The utility of this rule extends beyond simple investment doubling time. It is a versatile mental model that can be applied to various financial concepts involving compound growth.
While the Rule of 72 is a highly effective approximation, it is not mathematically exact. Its accuracy is highest for interest rates within a moderate range.
The primary limitation is that the rule becomes less accurate at extreme interest rates. For very low rates (under 2%) or very high rates (over 20%), the estimation begins to diverge from the actual result. The rule is most precise in the 6% to 10% range, which conveniently covers the historical average returns for many common long-term investments, such as equity indices. For higher precision at different rates, some analysts use variations like the Rule of 69.3 (which is more accurate but less convenient for mental math) or the Rule of 70.

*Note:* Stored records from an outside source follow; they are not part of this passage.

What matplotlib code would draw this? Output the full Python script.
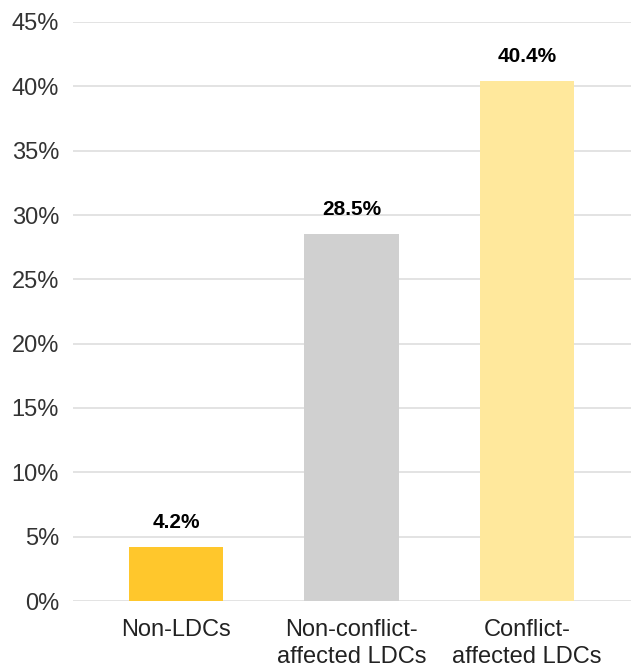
import matplotlib
matplotlib.use("Agg")
import matplotlib.pyplot as plt
from matplotlib.ticker import FuncFormatter

# ── Data ───────────────────────────────────────────────────────────────────────
categories = ["Non-LDCs", "Non-conflict-\naffected LDCs", "Conflict-\naffected LDCs"]
values     = [4.2, 28.5, 40.4]
bar_colors = ["#FFC72C", "#D0D0D0", "#FFE89C"]
y_ticks    = [0, 5, 10, 15, 20, 25, 30, 35, 40, 45]

plt.rcParams["font.family"] = ["Liberation Sans", "DejaVu Sans"]

W, H = 631, 667
fig = plt.figure(figsize=(W / 100, H / 100), dpi=100)
ax = fig.add_axes([73 / W, 66 / H, (W - 73) / W, (601 - 22) / H])

x = list(range(len(categories)))
bars = ax.bar(x, values, width=0.536, color=bar_colors, zorder=3)

for b, v in zip(bars, values):
    ax.annotate(f"{v:.1f}%", (b.get_x() + b.get_width() / 2, v),
                xytext=(0, 11), textcoords="offset points",
                ha="center", va="bottom", fontsize=15, fontweight="bold",
                color="black")

ax.set_xlim(-0.587, 2.593)
ax.set_ylim(0, 45)
ax.set_yticks(y_ticks)
ax.yaxis.set_major_formatter(FuncFormatter(lambda v, _: f"{v:.0f}%"))
ax.set_xticks(x)
ax.set_xticklabels(categories, fontsize=17, color="#222222", linespacing=1.3)
ax.tick_params(axis="y", labelsize=17, labelcolor="#333333", length=0, pad=10)
ax.tick_params(axis="x", length=0, pad=13)

ax.grid(axis="y", color="#E0E0E0", linewidth=1.3, zorder=0)
for s in ax.spines.values():
    s.set_visible(False)

fig.savefig("out.png", dpi=100)
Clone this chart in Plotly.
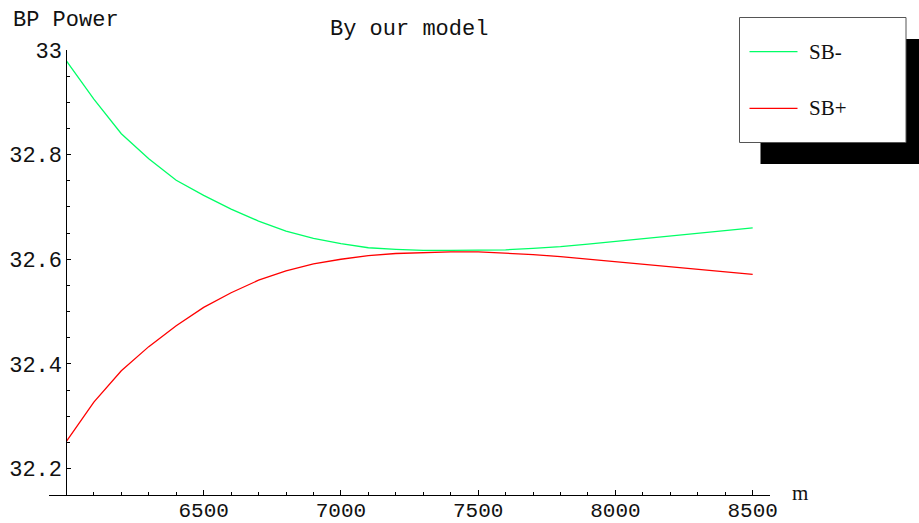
import plotly.graph_objects as go

m_vals = [6000, 6100, 6200, 6300, 6400, 6500, 6600, 6700, 6800, 6900, 7000, 7100, 7200,
          7300, 7400, 7500, 7600, 7700, 7800, 7900, 8000, 8100, 8200, 8300, 8400, 8500]
sb_minus = [32.979, 32.906, 32.840, 32.792, 32.751, 32.722, 32.696, 32.673, 32.654, 32.640,
            32.630, 32.622, 32.619, 32.617, 32.617, 32.617, 32.618, 32.621, 32.624, 32.629,
            32.634, 32.640, 32.645, 32.650, 32.655, 32.660]
sb_plus = [32.252, 32.327, 32.387, 32.433, 32.473, 32.508, 32.536, 32.560, 32.578, 32.591,
           32.600, 32.607, 32.611, 32.613, 32.614, 32.614, 32.612, 32.609, 32.605, 32.600,
           32.595, 32.590, 32.585, 32.581, 32.576, 32.571]

x_ticks = [6500, 7000, 7500, 8000, 8500]
y_ticks = [32.2, 32.4, 32.6, 32.8, 33.0]
y_tick_text = ["32.2", "32.4", "32.6", "32.8", "33"]

names = ["SB-", "SB+"]
colors = ["#00ff66", "#ff0000"]

W, H = 919, 523
L, R, T, B = 49, 149, 50, 28
x_range = [5936.6, 8563.1]
y_range = [32.1494, 33.0]
pw = W - L - R
ph = H - T - B


def px(x):
    return (x - L) / pw


def py(y):
    return 1 - (y - T) / ph


mono = "Liberation Mono, Courier New, monospace"
serif = "Liberation Serif, Times New Roman, serif"
txt = "#111"

fig = go.Figure()
for name, ys, c in zip(names, [sb_minus, sb_plus], colors):
    fig.add_trace(go.Scatter(x=m_vals, y=ys, mode="lines", name=name,
                             line=dict(color=c, width=1.3), showlegend=False))

y_pos = (6000 - x_range[0]) / (x_range[1] - x_range[0])

fig.update_layout(
    width=W, height=H,
    margin=dict(l=L, r=R, t=T, b=B, autoexpand=False),
    paper_bgcolor="white", plot_bgcolor="white",
    font=dict(family=mono, size=22, color=txt),
    xaxis=dict(range=x_range, showgrid=False, zeroline=False, showline=True,
               automargin=False, ticklabelstandoff=-4,
               linecolor="black", linewidth=1, ticks="inside", ticklen=5,
               tickcolor="black", tickwidth=1, tickvals=x_ticks,
               ticktext=[str(v) for v in x_ticks], tickfont=dict(family=mono, size=21, color=txt),
               minor=dict(dtick=100, tick0=6000, ticks="inside", ticklen=3,
                          tickcolor="black", showgrid=False)),
    yaxis=dict(range=y_range, showgrid=False, zeroline=False, showline=True,
               automargin=False,
               linecolor="black", linewidth=1, ticks="inside", ticklen=4,
               tickcolor="black", tickwidth=1, tickvals=y_ticks, ticktext=y_tick_text,
               anchor="free", position=y_pos, tickfont=dict(family=mono, size=22, color=txt),
               minor=dict(dtick=0.05, tick0=32.2, ticks="inside", ticklen=3,
                          tickcolor="black", showgrid=False)),
)

# Title and axis labels
fig.add_annotation(text="By our model", x=px(409), y=py(30), xref="paper", yref="paper",
                   showarrow=False, xanchor="center", yanchor="middle",
                   font=dict(family=mono, size=22, color=txt))
fig.add_annotation(text="BP Power", x=px(11), y=py(21), xref="paper", yref="paper",
                   showarrow=False, xanchor="left", yanchor="middle",
                   font=dict(family=mono, size=22, color=txt))
fig.add_annotation(text="m", x=px(790), y=py(493), xref="paper", yref="paper",
                   showarrow=False, xanchor="left", yanchor="middle",
                   font=dict(family=serif, size=21, color=txt))

# Legend box with shadow
fig.add_shape(type="rect", xref="paper", yref="paper",
              x0=px(760.5), x1=px(935), y0=py(39), y1=py(164),
              fillcolor="black", line=dict(width=0), layer="above")
fig.add_shape(type="rect", xref="paper", yref="paper",
              x0=px(739.5), x1=px(906), y0=py(17.5), y1=py(142.5),
              fillcolor="white", line=dict(color="#555", width=1), layer="above")
for i, (name, c) in enumerate(zip(names, colors)):
    yy = 51.7 + i * 56.6
    fig.add_shape(type="line", xref="paper", yref="paper",
                  x0=px(749.5), x1=px(797.5), y0=py(yy), y1=py(yy),
                  line=dict(color=c, width=1.3), layer="above")
    fig.add_annotation(text=name, x=px(807), y=py(yy), xref="paper", yref="paper",
                       showarrow=False, xanchor="left", yanchor="middle",
                       font=dict(family=serif, size=21, color=txt))

fig.write_html("out.html")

No, it is an approximation. The precise formula for calculating doubling time involves natural logarithms. The Rule of 72 is a simplified heuristic designed for quick mental math. Its results are close enough for most practical estimation purposes, especially with interest rates in the mid-single to low-double digits.
The choice of 72 is primarily for its convenience in mental arithmetic. The number 72 has many small integer divisors (1, 2, 3, 4, 6, 8, 9, 12), making the division easy to perform without a calculator for a wide range of common interest rates. While 69.3 is mathematically more precise, its factors are less convenient, making 72 a more practical choice for a mental shortcut.
Yes. The rule works for any form of compound growth, including the negative growth associated with inflation's erosion of purchasing power. By dividing 72 by the annual inflation rate, you can estimate how many years it will take for the real value of a fixed sum of money to be halved.
The concept dates back centuries. The earliest known reference is in the Summa de arithmetica (1494) by the Italian mathematician Luca Pacioli, often called "The Father of Accounting and Bookkeeping." The rule’s longevity is a testament to its enduring utility for merchants, financiers, and investors over time.